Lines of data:
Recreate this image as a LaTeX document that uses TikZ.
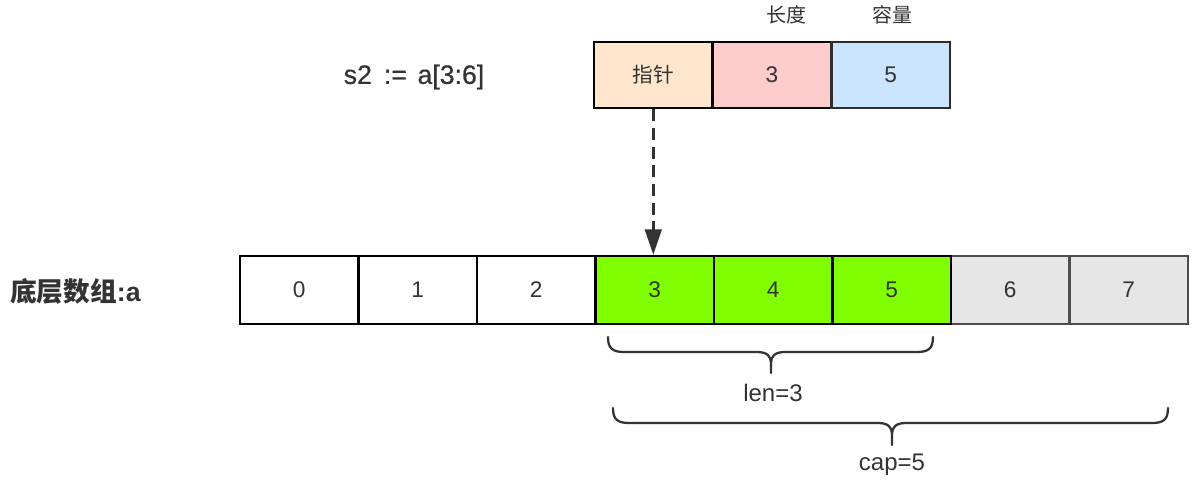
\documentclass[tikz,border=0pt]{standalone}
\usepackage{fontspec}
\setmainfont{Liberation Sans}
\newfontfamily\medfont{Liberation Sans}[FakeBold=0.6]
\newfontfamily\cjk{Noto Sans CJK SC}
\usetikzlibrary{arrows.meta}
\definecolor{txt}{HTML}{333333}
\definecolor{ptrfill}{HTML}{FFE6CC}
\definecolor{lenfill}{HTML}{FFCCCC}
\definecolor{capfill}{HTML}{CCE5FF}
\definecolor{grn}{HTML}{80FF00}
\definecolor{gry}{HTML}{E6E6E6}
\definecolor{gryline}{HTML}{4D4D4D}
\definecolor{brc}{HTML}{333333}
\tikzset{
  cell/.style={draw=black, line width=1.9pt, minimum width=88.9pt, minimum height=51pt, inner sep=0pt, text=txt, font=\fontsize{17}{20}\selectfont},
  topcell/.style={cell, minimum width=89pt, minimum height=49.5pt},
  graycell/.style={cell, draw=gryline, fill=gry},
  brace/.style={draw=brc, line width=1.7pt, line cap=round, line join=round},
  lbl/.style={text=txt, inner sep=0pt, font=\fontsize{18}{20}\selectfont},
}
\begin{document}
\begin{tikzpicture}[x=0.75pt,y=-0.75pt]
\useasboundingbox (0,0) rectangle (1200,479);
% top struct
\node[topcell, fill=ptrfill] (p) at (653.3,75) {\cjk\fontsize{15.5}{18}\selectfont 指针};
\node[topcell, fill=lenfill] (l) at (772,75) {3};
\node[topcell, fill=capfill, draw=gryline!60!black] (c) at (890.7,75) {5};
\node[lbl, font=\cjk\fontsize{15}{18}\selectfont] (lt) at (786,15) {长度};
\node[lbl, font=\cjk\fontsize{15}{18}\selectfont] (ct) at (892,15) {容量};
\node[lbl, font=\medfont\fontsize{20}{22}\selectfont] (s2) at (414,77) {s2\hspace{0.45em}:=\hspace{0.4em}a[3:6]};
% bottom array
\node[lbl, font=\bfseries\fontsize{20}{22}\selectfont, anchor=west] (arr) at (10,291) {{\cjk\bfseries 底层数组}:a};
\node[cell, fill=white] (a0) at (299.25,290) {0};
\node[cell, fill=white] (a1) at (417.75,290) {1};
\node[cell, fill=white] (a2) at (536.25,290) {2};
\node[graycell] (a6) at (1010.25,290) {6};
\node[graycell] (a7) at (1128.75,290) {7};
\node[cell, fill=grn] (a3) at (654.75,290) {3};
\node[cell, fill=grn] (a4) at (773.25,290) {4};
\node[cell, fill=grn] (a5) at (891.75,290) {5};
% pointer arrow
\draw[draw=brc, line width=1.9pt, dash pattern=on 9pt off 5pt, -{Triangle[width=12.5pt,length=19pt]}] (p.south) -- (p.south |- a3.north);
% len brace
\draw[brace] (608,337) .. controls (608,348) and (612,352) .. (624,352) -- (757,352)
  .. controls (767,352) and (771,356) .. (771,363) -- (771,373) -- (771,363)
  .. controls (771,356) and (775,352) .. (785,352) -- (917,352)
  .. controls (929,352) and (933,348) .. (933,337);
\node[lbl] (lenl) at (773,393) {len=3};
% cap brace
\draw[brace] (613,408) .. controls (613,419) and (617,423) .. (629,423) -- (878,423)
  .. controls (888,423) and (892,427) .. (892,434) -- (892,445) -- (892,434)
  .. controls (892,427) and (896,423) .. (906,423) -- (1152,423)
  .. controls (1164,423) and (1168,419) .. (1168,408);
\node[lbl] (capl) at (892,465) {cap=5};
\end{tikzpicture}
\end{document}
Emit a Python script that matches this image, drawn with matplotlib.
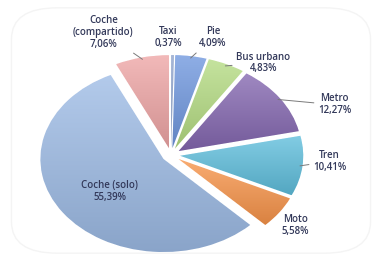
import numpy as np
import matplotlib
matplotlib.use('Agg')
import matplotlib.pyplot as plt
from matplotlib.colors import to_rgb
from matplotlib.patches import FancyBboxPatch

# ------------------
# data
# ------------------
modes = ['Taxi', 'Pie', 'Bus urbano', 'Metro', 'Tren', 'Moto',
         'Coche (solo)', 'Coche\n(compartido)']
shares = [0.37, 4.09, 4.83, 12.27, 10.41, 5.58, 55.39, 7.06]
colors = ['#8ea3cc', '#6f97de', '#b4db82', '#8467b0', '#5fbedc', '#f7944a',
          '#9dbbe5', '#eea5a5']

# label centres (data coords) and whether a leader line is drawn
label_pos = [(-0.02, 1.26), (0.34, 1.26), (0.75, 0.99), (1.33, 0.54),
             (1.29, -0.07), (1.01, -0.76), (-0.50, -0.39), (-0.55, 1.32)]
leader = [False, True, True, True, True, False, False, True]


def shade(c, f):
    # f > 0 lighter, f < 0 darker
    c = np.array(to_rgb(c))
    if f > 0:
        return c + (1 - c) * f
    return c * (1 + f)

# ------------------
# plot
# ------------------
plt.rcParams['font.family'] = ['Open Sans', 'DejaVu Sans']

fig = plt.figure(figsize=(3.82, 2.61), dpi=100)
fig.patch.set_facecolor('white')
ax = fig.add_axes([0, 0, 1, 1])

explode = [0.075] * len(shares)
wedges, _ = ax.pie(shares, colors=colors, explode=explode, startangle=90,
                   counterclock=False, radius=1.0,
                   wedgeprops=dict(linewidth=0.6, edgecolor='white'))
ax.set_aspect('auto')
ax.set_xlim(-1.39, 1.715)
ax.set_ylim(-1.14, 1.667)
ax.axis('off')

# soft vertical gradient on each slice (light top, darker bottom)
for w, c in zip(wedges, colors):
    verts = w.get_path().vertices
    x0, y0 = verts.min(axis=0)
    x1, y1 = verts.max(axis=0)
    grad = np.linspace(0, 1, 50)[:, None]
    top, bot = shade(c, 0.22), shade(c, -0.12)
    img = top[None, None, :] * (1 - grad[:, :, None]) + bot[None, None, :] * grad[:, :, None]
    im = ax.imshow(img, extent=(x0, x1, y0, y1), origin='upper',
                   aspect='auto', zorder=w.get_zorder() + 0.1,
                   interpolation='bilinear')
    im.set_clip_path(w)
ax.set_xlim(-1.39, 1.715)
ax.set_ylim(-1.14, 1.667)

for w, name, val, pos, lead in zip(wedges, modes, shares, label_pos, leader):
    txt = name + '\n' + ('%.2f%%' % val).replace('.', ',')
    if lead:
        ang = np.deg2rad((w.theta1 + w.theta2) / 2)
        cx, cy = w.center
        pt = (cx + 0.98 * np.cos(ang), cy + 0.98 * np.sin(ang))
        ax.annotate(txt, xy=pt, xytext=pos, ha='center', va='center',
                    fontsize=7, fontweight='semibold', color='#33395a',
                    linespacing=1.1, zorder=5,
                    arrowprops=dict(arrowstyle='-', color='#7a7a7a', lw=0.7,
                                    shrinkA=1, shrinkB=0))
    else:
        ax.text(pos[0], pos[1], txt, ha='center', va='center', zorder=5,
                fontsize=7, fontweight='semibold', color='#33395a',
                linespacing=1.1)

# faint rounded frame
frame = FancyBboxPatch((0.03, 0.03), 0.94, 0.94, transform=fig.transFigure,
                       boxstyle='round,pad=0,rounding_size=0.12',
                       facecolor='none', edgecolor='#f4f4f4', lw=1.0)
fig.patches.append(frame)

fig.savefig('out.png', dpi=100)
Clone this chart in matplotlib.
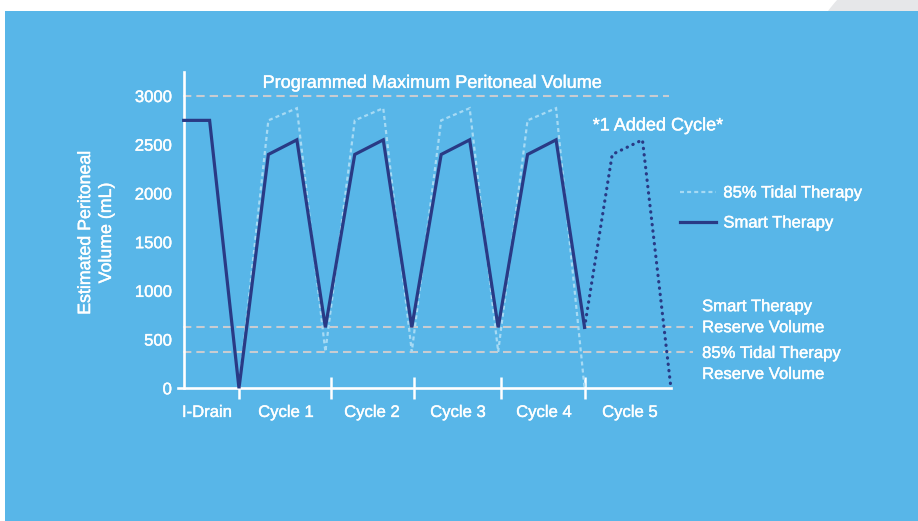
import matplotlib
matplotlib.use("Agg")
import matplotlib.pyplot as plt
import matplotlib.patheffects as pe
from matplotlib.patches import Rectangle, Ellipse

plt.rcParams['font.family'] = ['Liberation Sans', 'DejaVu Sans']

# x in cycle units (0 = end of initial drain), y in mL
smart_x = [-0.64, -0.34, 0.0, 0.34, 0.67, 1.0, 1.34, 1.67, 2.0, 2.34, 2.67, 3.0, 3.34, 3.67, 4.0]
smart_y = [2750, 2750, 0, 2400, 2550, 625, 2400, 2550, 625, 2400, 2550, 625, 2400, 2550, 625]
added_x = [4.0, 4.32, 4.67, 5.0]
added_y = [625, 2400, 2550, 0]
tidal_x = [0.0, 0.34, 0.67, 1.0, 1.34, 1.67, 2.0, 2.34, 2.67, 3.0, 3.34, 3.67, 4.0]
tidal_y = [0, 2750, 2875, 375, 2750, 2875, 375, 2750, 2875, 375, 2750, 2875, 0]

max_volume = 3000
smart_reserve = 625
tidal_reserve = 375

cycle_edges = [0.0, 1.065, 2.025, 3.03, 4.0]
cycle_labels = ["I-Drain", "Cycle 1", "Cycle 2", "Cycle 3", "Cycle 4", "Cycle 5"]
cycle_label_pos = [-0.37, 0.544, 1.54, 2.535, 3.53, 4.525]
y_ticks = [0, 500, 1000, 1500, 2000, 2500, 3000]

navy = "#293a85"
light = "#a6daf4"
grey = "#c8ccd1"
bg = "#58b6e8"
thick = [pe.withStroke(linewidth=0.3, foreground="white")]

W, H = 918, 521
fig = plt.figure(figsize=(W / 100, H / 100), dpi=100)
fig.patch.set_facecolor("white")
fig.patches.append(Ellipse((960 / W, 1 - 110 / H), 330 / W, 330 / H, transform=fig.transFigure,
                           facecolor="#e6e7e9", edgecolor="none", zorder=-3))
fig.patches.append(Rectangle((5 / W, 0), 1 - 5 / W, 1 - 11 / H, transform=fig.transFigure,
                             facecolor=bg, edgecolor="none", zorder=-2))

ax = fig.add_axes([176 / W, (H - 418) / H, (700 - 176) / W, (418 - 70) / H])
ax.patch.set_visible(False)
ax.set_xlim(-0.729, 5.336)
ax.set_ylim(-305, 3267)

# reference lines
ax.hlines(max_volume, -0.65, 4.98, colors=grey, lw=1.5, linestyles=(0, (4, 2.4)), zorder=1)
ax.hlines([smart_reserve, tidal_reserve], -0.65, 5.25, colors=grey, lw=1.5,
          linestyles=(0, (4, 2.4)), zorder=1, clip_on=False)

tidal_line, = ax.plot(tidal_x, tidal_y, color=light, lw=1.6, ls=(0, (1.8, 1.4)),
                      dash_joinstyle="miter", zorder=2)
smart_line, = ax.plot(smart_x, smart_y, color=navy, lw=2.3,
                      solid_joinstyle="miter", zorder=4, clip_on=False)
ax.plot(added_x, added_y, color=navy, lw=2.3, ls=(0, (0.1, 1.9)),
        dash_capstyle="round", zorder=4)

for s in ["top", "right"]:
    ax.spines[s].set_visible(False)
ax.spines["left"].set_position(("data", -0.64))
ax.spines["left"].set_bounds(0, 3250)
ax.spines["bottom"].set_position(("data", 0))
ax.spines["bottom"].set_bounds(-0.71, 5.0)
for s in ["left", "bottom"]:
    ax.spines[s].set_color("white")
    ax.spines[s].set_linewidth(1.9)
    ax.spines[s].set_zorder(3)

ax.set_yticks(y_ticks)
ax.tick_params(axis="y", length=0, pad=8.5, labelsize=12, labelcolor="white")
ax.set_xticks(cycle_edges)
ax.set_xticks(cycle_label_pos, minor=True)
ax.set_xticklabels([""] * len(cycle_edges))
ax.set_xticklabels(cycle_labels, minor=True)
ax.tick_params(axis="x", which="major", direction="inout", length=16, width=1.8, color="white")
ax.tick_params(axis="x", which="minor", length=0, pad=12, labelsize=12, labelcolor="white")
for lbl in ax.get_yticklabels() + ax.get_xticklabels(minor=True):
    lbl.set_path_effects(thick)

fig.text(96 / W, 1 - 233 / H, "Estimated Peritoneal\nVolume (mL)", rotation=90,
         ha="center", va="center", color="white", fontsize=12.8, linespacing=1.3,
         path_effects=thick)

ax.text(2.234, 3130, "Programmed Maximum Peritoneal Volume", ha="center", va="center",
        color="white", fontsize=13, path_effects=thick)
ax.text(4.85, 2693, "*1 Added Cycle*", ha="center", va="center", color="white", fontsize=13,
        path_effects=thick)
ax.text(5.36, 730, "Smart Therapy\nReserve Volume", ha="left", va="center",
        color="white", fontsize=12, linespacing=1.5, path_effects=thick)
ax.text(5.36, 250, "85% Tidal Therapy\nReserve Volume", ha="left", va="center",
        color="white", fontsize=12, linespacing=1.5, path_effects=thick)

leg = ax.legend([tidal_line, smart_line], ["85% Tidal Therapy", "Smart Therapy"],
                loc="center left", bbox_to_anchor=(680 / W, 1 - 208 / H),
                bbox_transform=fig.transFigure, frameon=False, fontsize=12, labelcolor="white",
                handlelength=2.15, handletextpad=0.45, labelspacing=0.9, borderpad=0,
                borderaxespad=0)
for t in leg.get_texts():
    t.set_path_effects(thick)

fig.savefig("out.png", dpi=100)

* * *

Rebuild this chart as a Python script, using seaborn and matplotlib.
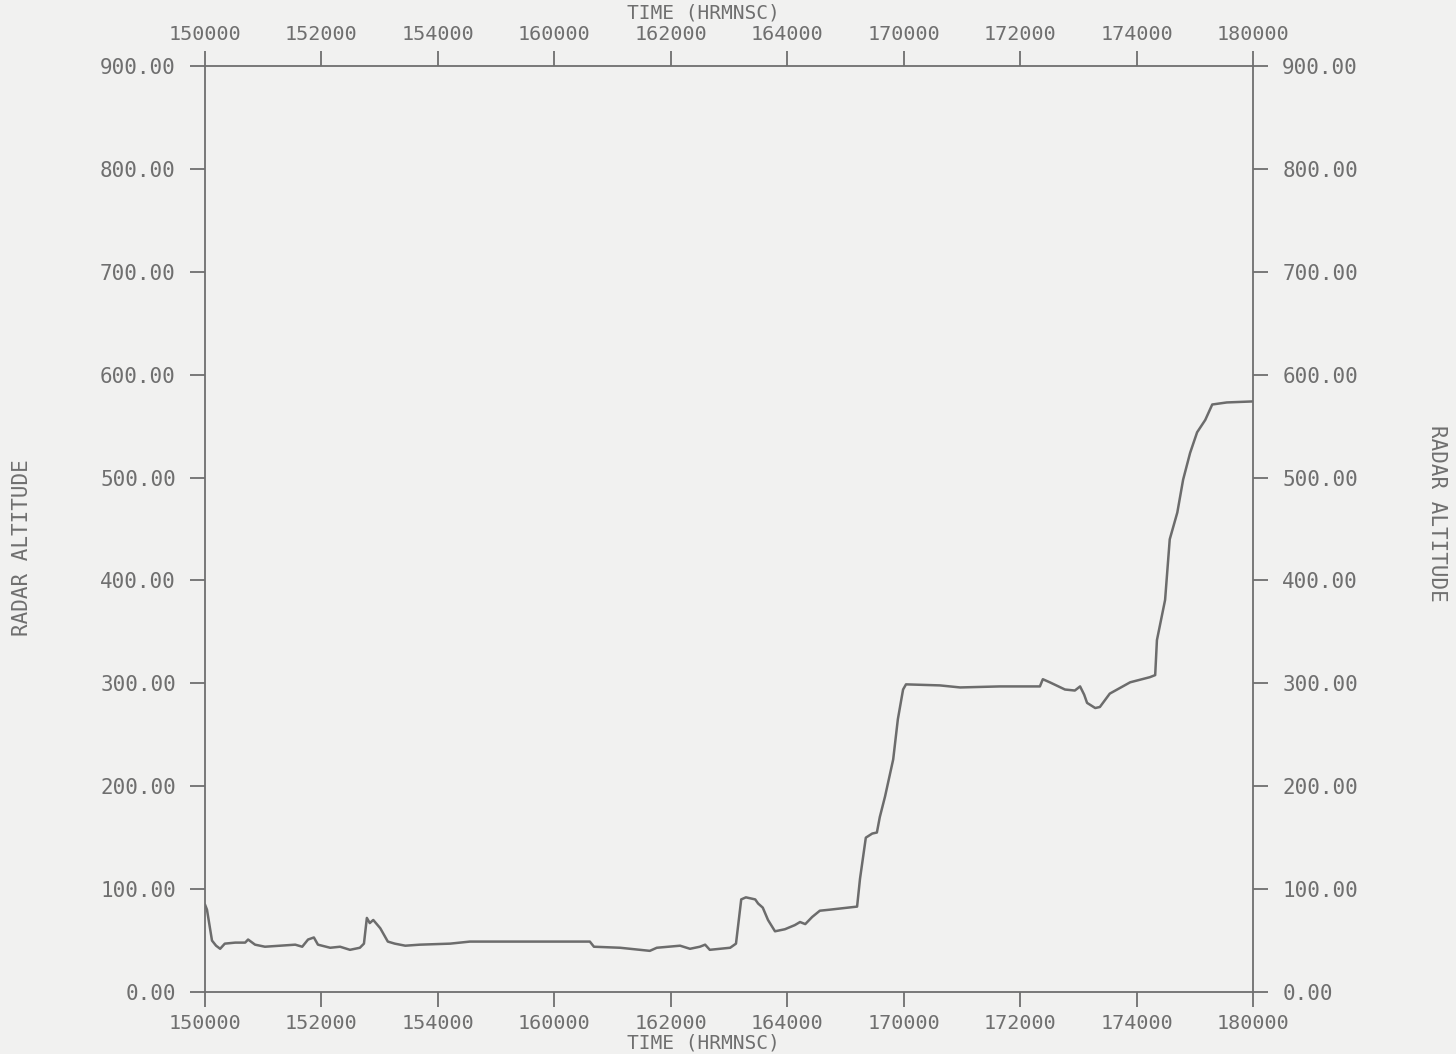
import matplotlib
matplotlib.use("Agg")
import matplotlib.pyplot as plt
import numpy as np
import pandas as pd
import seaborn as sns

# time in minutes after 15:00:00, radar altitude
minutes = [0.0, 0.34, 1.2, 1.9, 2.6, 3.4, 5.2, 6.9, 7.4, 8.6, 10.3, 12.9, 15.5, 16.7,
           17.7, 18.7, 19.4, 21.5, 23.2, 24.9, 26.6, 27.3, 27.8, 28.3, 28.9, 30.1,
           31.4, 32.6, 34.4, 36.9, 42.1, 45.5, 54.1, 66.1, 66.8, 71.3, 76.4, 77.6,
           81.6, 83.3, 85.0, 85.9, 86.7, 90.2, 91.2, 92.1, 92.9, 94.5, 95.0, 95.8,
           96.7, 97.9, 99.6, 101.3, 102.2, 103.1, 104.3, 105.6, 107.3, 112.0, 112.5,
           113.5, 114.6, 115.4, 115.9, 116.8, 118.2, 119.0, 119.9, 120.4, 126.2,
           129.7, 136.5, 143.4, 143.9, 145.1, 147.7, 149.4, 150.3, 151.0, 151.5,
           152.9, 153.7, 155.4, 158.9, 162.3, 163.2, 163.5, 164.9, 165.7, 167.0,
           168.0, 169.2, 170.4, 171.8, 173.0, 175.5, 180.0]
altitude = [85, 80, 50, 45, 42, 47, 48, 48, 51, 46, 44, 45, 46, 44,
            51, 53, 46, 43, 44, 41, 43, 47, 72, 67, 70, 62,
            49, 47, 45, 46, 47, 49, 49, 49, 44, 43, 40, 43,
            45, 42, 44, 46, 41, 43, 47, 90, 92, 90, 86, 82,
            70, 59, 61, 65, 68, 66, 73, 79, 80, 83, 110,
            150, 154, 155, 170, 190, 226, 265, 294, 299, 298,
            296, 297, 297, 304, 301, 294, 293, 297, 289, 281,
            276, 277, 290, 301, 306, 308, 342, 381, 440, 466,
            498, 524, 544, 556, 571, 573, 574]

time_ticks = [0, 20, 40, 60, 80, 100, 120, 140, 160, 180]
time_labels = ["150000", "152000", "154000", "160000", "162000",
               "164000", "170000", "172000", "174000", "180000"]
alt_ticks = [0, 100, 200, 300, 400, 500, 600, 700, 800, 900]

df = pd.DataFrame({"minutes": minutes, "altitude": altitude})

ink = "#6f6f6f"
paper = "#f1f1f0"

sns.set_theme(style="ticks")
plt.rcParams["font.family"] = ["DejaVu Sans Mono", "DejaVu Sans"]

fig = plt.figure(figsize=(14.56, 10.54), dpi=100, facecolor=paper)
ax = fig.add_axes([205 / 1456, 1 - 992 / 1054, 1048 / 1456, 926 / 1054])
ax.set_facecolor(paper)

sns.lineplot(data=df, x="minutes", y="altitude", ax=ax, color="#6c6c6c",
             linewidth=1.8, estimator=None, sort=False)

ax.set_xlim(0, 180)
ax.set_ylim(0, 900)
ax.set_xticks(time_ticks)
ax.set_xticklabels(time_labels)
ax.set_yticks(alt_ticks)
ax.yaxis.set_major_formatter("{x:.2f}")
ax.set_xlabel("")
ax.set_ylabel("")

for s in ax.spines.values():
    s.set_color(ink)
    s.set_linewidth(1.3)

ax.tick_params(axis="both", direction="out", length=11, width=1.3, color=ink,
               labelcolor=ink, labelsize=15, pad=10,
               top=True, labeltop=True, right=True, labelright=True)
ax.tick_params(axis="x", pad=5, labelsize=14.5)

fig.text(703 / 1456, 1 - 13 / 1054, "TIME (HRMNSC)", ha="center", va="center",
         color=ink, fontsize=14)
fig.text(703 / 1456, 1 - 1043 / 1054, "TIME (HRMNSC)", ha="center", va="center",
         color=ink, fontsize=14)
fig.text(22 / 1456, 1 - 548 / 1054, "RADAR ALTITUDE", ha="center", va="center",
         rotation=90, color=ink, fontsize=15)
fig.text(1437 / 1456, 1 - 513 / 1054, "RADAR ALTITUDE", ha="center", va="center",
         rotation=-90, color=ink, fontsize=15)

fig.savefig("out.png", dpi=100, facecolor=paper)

...

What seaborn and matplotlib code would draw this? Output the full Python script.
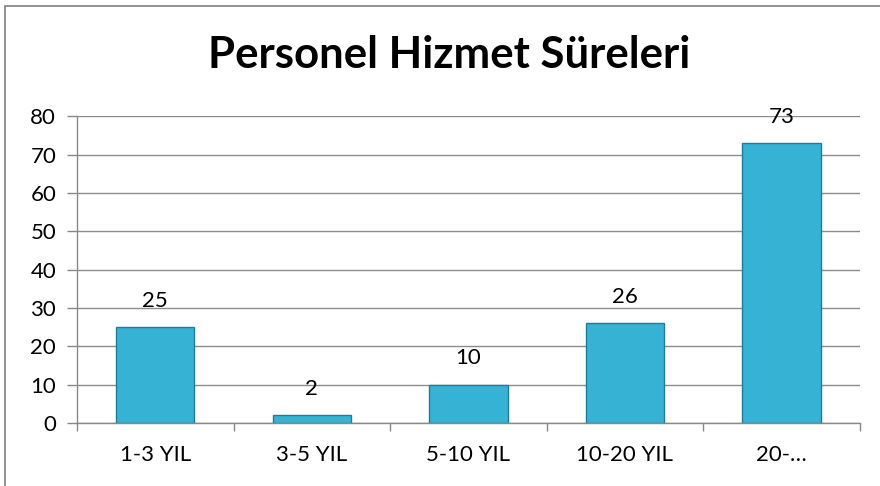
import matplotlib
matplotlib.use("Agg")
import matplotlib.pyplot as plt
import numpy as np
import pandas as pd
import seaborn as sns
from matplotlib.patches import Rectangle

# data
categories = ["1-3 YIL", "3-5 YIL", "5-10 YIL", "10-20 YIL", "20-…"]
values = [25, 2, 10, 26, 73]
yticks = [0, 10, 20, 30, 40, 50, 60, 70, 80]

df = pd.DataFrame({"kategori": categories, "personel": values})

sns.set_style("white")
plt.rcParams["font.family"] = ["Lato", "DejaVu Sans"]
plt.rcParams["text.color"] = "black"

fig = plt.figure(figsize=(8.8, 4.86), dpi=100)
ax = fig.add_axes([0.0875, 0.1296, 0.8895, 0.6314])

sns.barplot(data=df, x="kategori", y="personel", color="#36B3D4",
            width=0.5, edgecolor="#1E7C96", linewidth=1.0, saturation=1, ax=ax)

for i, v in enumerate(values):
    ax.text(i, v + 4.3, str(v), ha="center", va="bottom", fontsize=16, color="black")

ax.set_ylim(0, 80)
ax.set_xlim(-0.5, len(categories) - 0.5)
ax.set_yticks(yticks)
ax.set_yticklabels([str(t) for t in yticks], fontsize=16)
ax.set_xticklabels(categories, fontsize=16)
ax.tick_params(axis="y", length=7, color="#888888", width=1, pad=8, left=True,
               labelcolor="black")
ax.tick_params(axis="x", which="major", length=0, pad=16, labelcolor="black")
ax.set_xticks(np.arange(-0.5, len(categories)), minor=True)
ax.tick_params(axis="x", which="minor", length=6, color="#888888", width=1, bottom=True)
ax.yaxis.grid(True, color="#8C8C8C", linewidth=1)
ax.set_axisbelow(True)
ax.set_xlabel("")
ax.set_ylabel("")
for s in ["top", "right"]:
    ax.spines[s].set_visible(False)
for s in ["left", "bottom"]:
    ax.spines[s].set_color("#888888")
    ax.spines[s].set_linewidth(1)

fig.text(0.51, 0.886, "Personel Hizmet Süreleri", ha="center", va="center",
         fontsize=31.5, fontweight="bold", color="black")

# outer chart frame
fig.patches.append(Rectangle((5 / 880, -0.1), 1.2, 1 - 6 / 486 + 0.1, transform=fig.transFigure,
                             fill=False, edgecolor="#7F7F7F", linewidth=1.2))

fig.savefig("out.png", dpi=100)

* _Given request_
Would you restate, exactly and with no pictures, the lines of the entries above from the one containing "What seaborn and" through the one containing "linewidth=1.0, saturation=1, ax=ax)"?

* _Exercise response_
What seaborn and matplotlib code would draw this? Output the full Python script.
import matplotlib
matplotlib.use("Agg")
import matplotlib.pyplot as plt
import numpy as np
import pandas as pd
import seaborn as sns
from matplotlib.patches import Rectangle

# data
categories = ["1-3 YIL", "3-5 YIL", "5-10 YIL", "10-20 YIL", "20-…"]
values = [25, 2, 10, 26, 73]
yticks = [0, 10, 20, 30, 40, 50, 60, 70, 80]

df = pd.DataFrame({"kategori": categories, "personel": values})

sns.set_style("white")
plt.rcParams["font.family"] = ["Lato", "DejaVu Sans"]
plt.rcParams["text.color"] = "black"

fig = plt.figure(figsize=(8.8, 4.86), dpi=100)
ax = fig.add_axes([0.0875, 0.1296, 0.8895, 0.6314])

sns.barplot(data=df, x="kategori", y="personel", color="#36B3D4",
            width=0.5, edgecolor="#1E7C96", linewidth=1.0, saturation=1, ax=ax)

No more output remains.